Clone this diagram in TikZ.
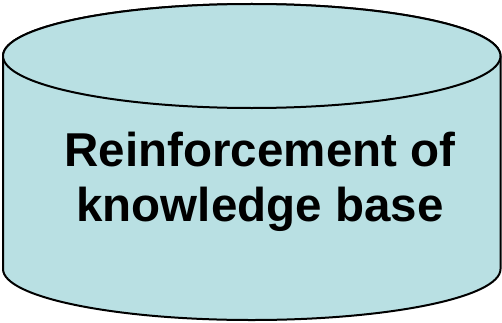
\documentclass[tikz,border=0pt]{standalone}
\usepackage{fontspec}
\setmainfont{Liberation Sans}
\definecolor{cylfill}{HTML}{B9E0E3}
\tikzset{
  cylbody/.style={fill=cylfill, draw=black, line width=2pt, line join=round},
  cyltext/.style={font=\fontsize{47.5}{55}\selectfont\bfseries, align=center, inner sep=0pt, text=black}
}
\begin{document}
\begin{tikzpicture}[x=1pt,y=1pt]
\useasboundingbox (0,0) rectangle (502,322);
\coordinate (cyl) at (251.75,266);
\path[cylbody] (3,266) -- (3,53)
  arc[start angle=180,end angle=360,x radius=248.75,y radius=51]
  -- (500.5,266)
  arc[start angle=0,end angle=180,x radius=248.75,y radius=52] -- cycle;
\draw[cylbody] (cyl) ellipse[x radius=248.75,y radius=52];
\node[cyltext] (label) at (260,139.8) {Reinforcement of\\knowledge base};
\end{tikzpicture}
\end{document}
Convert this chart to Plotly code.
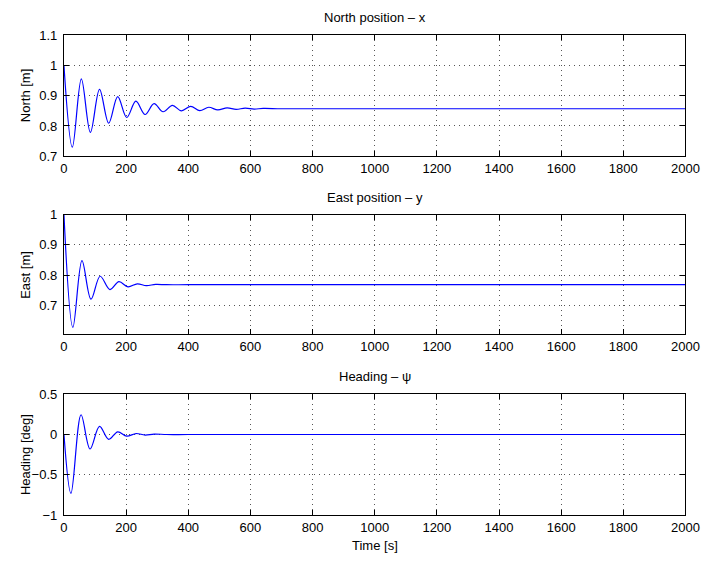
import plotly.graph_objects as go

# North position x [m]: start, successive peaks/troughs, then settled value
t_north = [0, 27, 56, 85, 114.5, 144, 173, 202, 231.5, 261, 290, 319, 349, 378,
           408, 437, 466, 495, 525, 554, 583, 612, 641, 700, 900, 1400, 2000]
north_m = [1.0, 0.73, 0.956, 0.779, 0.921, 0.809, 0.897, 0.828, 0.882, 0.838,
           0.874, 0.847, 0.868, 0.850, 0.865, 0.851, 0.862, 0.853, 0.860, 0.855,
           0.859, 0.856, 0.858, 0.857, 0.857, 0.857, 0.857]

# East position y [m]
t_east = [0, 28.7, 58, 87, 116.5, 148, 177, 206, 236, 265, 295, 330, 400, 800,
          1400, 2000]
east_m = [1.0, 0.627, 0.848, 0.720, 0.796, 0.752, 0.778, 0.761, 0.771, 0.765,
          0.769, 0.768, 0.768, 0.768, 0.768, 0.768]

# Heading psi [deg]
t_heading = [0, 22.5, 55, 84, 114.5, 144, 173, 202, 232, 261, 290, 330, 400,
             800, 1400, 2000]
heading_deg = [0.0, -0.73, 0.245, -0.18, 0.10, -0.06, 0.033, -0.02, 0.012,
               -0.007, 0.005, 0.0, 0.0, 0.0, 0.0, 0.0]

panel_titles = ["North position \u2013 x", "East position \u2013 y", "Heading \u2013 \u03c8"]
y_titles = ["North [m]", "East [m]", "Heading [deg]"]
x_title = "Time [s]"

W, H = 717, 566
x_left, x_right = 61.5, 699
# pixel extents (top, bottom) of each panel
panels = [(29, 153.3), (213.3, 336), (397.7, 522)]
y_ranges = [[0.7, 1.1], [0.6045, 1.0], [-1, 0.5]]
y_dticks = [0.1, 0.1, 0.5]

font = dict(family="Liberation Sans, Arial, Helvetica, sans-serif", size=13, color="black")

fig = go.Figure()
series = [(t_north, north_m), (t_east, east_m), (t_heading, heading_deg)]
for i, (t, v) in enumerate(series):
    sfx = "" if i == 0 else str(i + 1)
    fig.add_trace(go.Scatter(
        x=t, y=v, mode="lines", line=dict(color="#0000ff", width=1.2, shape="spline", smoothing=1.0),
        xaxis="x" + sfx, yaxis="y" + sfx, showlegend=False, hoverinfo="skip"))

axis_common = dict(
    showline=True, linecolor="black", linewidth=1.2, mirror="ticks",
    ticks="inside", ticklen=5, tickwidth=1, tickcolor="black",
    showgrid=True, gridcolor="#555555", gridwidth=1, griddash="1px,4px",
    zeroline=False, tickfont=font,
)

layout = dict(width=W, height=H, margin=dict(l=0, r=0, t=0, b=0),
              paper_bgcolor="white", plot_bgcolor="white", font=font)
annotations = []
xdom = [x_left / W, x_right / W]
for i, ((top, bot), yr, dt) in enumerate(zip(panels, y_ranges, y_dticks)):
    sfx = "" if i == 0 else str(i + 1)
    layout["xaxis" + sfx] = dict(axis_common, domain=xdom, range=[0, 2000], dtick=200,
                                 tick0=0, anchor="y" + sfx)
    layout["yaxis" + sfx] = dict(axis_common, domain=[1 - bot / H, 1 - top / H], range=yr,
                                 dtick=dt, tick0=0, anchor="x" + sfx, ticklabelstandoff=3)
    annotations.append(dict(text=panel_titles[i], x=(x_left + x_right) / 2 / W, xref="paper",
                            y=1 - (top - 18) / H, yref="paper", showarrow=False,
                            xanchor="center", yanchor="middle", font=font))
    annotations.append(dict(text=y_titles[i], x=22 / W, xref="paper",
                            y=1 - (top + bot) / 2 / H, yref="paper", showarrow=False,
                            textangle=-90, xanchor="center", yanchor="middle", font=font))
annotations.append(dict(text=x_title, x=(x_left + x_right) / 2 / W, xref="paper",
                        y=1 - 553 / H, yref="paper", showarrow=False,
                        xanchor="center", yanchor="middle", font=font))
layout["annotations"] = annotations
fig.update_layout(**layout)

fig.write_html("out.html")
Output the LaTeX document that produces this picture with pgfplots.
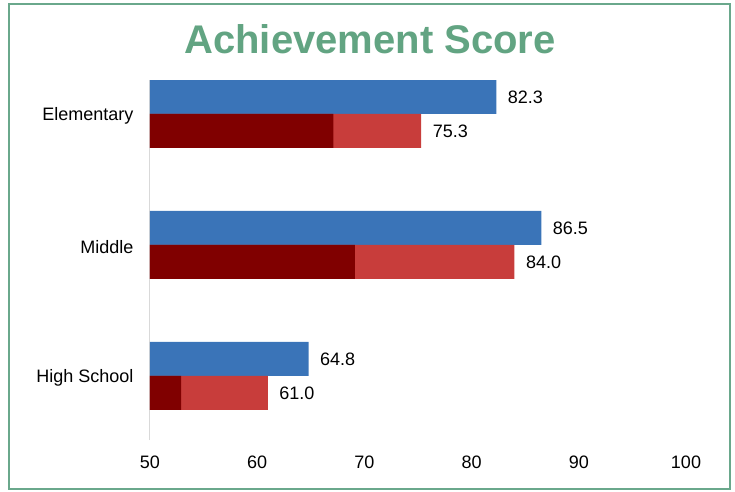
\documentclass[border=0pt]{standalone}
\usepackage{pgfplots}
\pgfplotsset{compat=1.18}
\usepackage{fontspec}
\setmainfont{Liberation Sans}
\definecolor{cblue}{RGB}{58,116,184}
\definecolor{cdark}{RGB}{128,0,0}
\definecolor{cred}{RGB}{200,61,59}
\definecolor{cframe}{RGB}{106,168,140}
\definecolor{ctitle}{RGB}{98,164,130}
\begin{document}
\begin{tikzpicture}[x=1pt,y=1pt]
\path (-150,-51) rectangle (585,440);
\draw[cframe,line width=2pt] (-141,-49) rectangle (580,436);
\node[anchor=base,text=ctitle,font=\fontsize{40}{46}\selectfont\bfseries] at (220,386) {Achievement Score};
\begin{axis}[
  at={(0,0)}, anchor=south west,
  scale only axis, width=536pt, height=360pt,
  xbar, bar width=34pt,
  xmin=50, xmax=100, ymin=-0.489, ymax=2.2595,
  xtick={50,60,70,80,90,100},
  ytick={0,1,2}, yticklabels={High School,Middle,Elementary},
  major tick length=0pt,
  axis x line*=bottom, axis y line*=left,
  x axis line style={draw=none},
  y axis line style={draw=black!15, line width=1pt},
  separate axis lines,
  tick label style={font=\fontsize{18}{21}\selectfont},
  xticklabel style={yshift=-12pt},
  yticklabel style={xshift=-13pt, yshift=-2pt},
  /pgf/number format/assume math mode=true,
  nodes near coords style={font=\fontsize{18}{21}\selectfont, anchor=west, xshift=8pt, yshift=-0.5pt, text=black},
]
\addplot[fill=cblue, draw=none, bar shift=17pt, nodes near coords={\pgfmathprintnumber[fixed,fixed zerofill,precision=1,assume math mode=true]{\pgfplotspointmeta}}] coordinates {(82.3,2) (86.5,1) (64.8,0)};
\addplot[fill=cred, draw=none, bar shift=-17pt, nodes near coords={\pgfmathprintnumber[fixed,fixed zerofill,precision=1,assume math mode=true]{\pgfplotspointmeta}}] coordinates {(75.3,2) (84.0,1) (61.0,0)};
\addplot[fill=cdark, draw=none, bar shift=-17pt] coordinates {(67.1,2) (69.1,1) (52.9,0)};
\end{axis}
\end{tikzpicture}
\end{document}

* **REQUIRED WORK**:
Transcribe every record above exactly as written, leaving out any pictures.

* **EXERCISE SOLUTION**:
Clone this diagram in TikZ.
\documentclass[tikz,border=0pt]{standalone}
\usepackage{fontspec}
\setmainfont{Liberation Sans}
\definecolor{cylfill}{HTML}{B9E0E3}
\tikzset{
  cylbody/.style={fill=cylfill, draw=black, line width=2pt, line join=round},
  cyltext/.style={font=\fontsize{47.5}{55}\selectfont\bfseries, align=center, inner sep=0pt, text=black}
}
\begin{document}
\begin{tikzpicture}[x=1pt,y=1pt]
\useasboundingbox (0,0) rectangle (502,322);
\coordinate (cyl) at (251.75,266);
\path[cylbody] (3,266) -- (3,53)
  arc[start angle=180,end angle=360,x radius=248.75,y radius=51]
  -- (500.5,266)
  arc[start angle=0,end angle=180,x radius=248.75,y radius=52] -- cycle;
\draw[cylbody] (cyl) ellipse[x radius=248.75,y radius=52];
\node[cyltext] (label) at (260,139.8) {Reinforcement of\\knowledge base};
\end{tikzpicture}
\end{document}
Convert this chart to Plotly code.
import plotly.graph_objects as go

# North position x [m]: start, successive peaks/troughs, then settled value
t_north = [0, 27, 56, 85, 114.5, 144, 173, 202, 231.5, 261, 290, 319, 349, 378,
           408, 437, 466, 495, 525, 554, 583, 612, 641, 700, 900, 1400, 2000]
north_m = [1.0, 0.73, 0.956, 0.779, 0.921, 0.809, 0.897, 0.828, 0.882, 0.838,
           0.874, 0.847, 0.868, 0.850, 0.865, 0.851, 0.862, 0.853, 0.860, 0.855,
           0.859, 0.856, 0.858, 0.857, 0.857, 0.857, 0.857]

# East position y [m]
t_east = [0, 28.7, 58, 87, 116.5, 148, 177, 206, 236, 265, 295, 330, 400, 800,
          1400, 2000]
east_m = [1.0, 0.627, 0.848, 0.720, 0.796, 0.752, 0.778, 0.761, 0.771, 0.765,
          0.769, 0.768, 0.768, 0.768, 0.768, 0.768]

# Heading psi [deg]
t_heading = [0, 22.5, 55, 84, 114.5, 144, 173, 202, 232, 261, 290, 330, 400,
             800, 1400, 2000]
heading_deg = [0.0, -0.73, 0.245, -0.18, 0.10, -0.06, 0.033, -0.02, 0.012,
               -0.007, 0.005, 0.0, 0.0, 0.0, 0.0, 0.0]

panel_titles = ["North position \u2013 x", "East position \u2013 y", "Heading \u2013 \u03c8"]
y_titles = ["North [m]", "East [m]", "Heading [deg]"]
x_title = "Time [s]"

W, H = 717, 566
x_left, x_right = 61.5, 699
# pixel extents (top, bottom) of each panel
panels = [(29, 153.3), (213.3, 336), (397.7, 522)]
y_ranges = [[0.7, 1.1], [0.6045, 1.0], [-1, 0.5]]
y_dticks = [0.1, 0.1, 0.5]

font = dict(family="Liberation Sans, Arial, Helvetica, sans-serif", size=13, color="black")

fig = go.Figure()
series = [(t_north, north_m), (t_east, east_m), (t_heading, heading_deg)]
for i, (t, v) in enumerate(series):
    sfx = "" if i == 0 else str(i + 1)
    fig.add_trace(go.Scatter(
        x=t, y=v, mode="lines", line=dict(color="#0000ff", width=1.2, shape="spline", smoothing=1.0),
        xaxis="x" + sfx, yaxis="y" + sfx, showlegend=False, hoverinfo="skip"))

axis_common = dict(
    showline=True, linecolor="black", linewidth=1.2, mirror="ticks",
    ticks="inside", ticklen=5, tickwidth=1, tickcolor="black",
    showgrid=True, gridcolor="#555555", gridwidth=1, griddash="1px,4px",
    zeroline=False, tickfont=font,
)

layout = dict(width=W, height=H, margin=dict(l=0, r=0, t=0, b=0),
              paper_bgcolor="white", plot_bgcolor="white", font=font)
annotations = []
xdom = [x_left / W, x_right / W]
for i, ((top, bot), yr, dt) in enumerate(zip(panels, y_ranges, y_dticks)):
    sfx = "" if i == 0 else str(i + 1)
    layout["xaxis" + sfx] = dict(axis_common, domain=xdom, range=[0, 2000], dtick=200,
                                 tick0=0, anchor="y" + sfx)
    layout["yaxis" + sfx] = dict(axis_common, domain=[1 - bot / H, 1 - top / H], range=yr,
                                 dtick=dt, tick0=0, anchor="x" + sfx, ticklabelstandoff=3)
    annotations.append(dict(text=panel_titles[i], x=(x_left + x_right) / 2 / W, xref="paper",
                            y=1 - (top - 18) / H, yref="paper", showarrow=False,
                            xanchor="center", yanchor="middle", font=font))
    annotations.append(dict(text=y_titles[i], x=22 / W, xref="paper",
                            y=1 - (top + bot) / 2 / H, yref="paper", showarrow=False,
                            textangle=-90, xanchor="center", yanchor="middle", font=font))
annotations.append(dict(text=x_title, x=(x_left + x_right) / 2 / W, xref="paper",
                        y=1 - 553 / H, yref="paper", showarrow=False,
                        xanchor="center", yanchor="middle", font=font))
layout["annotations"] = annotations
fig.update_layout(**layout)

fig.write_html("out.html")
Output the LaTeX document that produces this picture with pgfplots.
\documentclass[border=0pt]{standalone}
\usepackage{pgfplots}
\pgfplotsset{compat=1.18}
\usepackage{fontspec}
\setmainfont{Liberation Sans}
\definecolor{cblue}{RGB}{58,116,184}
\definecolor{cdark}{RGB}{128,0,0}
\definecolor{cred}{RGB}{200,61,59}
\definecolor{cframe}{RGB}{106,168,140}
\definecolor{ctitle}{RGB}{98,164,130}
\begin{document}
\begin{tikzpicture}[x=1pt,y=1pt]
\path (-150,-51) rectangle (585,440);
\draw[cframe,line width=2pt] (-141,-49) rectangle (580,436);
\node[anchor=base,text=ctitle,font=\fontsize{40}{46}\selectfont\bfseries] at (220,386) {Achievement Score};
\begin{axis}[
  at={(0,0)}, anchor=south west,
  scale only axis, width=536pt, height=360pt,
  xbar, bar width=34pt,
  xmin=50, xmax=100, ymin=-0.489, ymax=2.2595,
  xtick={50,60,70,80,90,100},
  ytick={0,1,2}, yticklabels={High School,Middle,Elementary},
  major tick length=0pt,
  axis x line*=bottom, axis y line*=left,
  x axis line style={draw=none},
  y axis line style={draw=black!15, line width=1pt},
  separate axis lines,
  tick label style={font=\fontsize{18}{21}\selectfont},
  xticklabel style={yshift=-12pt},
  yticklabel style={xshift=-13pt, yshift=-2pt},
  /pgf/number format/assume math mode=true,
  nodes near coords style={font=\fontsize{18}{21}\selectfont, anchor=west, xshift=8pt, yshift=-0.5pt, text=black},
]
\addplot[fill=cblue, draw=none, bar shift=17pt, nodes near coords={\pgfmathprintnumber[fixed,fixed zerofill,precision=1,assume math mode=true]{\pgfplotspointmeta}}] coordinates {(82.3,2) (86.5,1) (64.8,0)};
\addplot[fill=cred, draw=none, bar shift=-17pt, nodes near coords={\pgfmathprintnumber[fixed,fixed zerofill,precision=1,assume math mode=true]{\pgfplotspointmeta}}] coordinates {(75.3,2) (84.0,1) (61.0,0)};
\addplot[fill=cdark, draw=none, bar shift=-17pt] coordinates {(67.1,2) (69.1,1) (52.9,0)};
\end{axis}
\end{tikzpicture}
\end{document}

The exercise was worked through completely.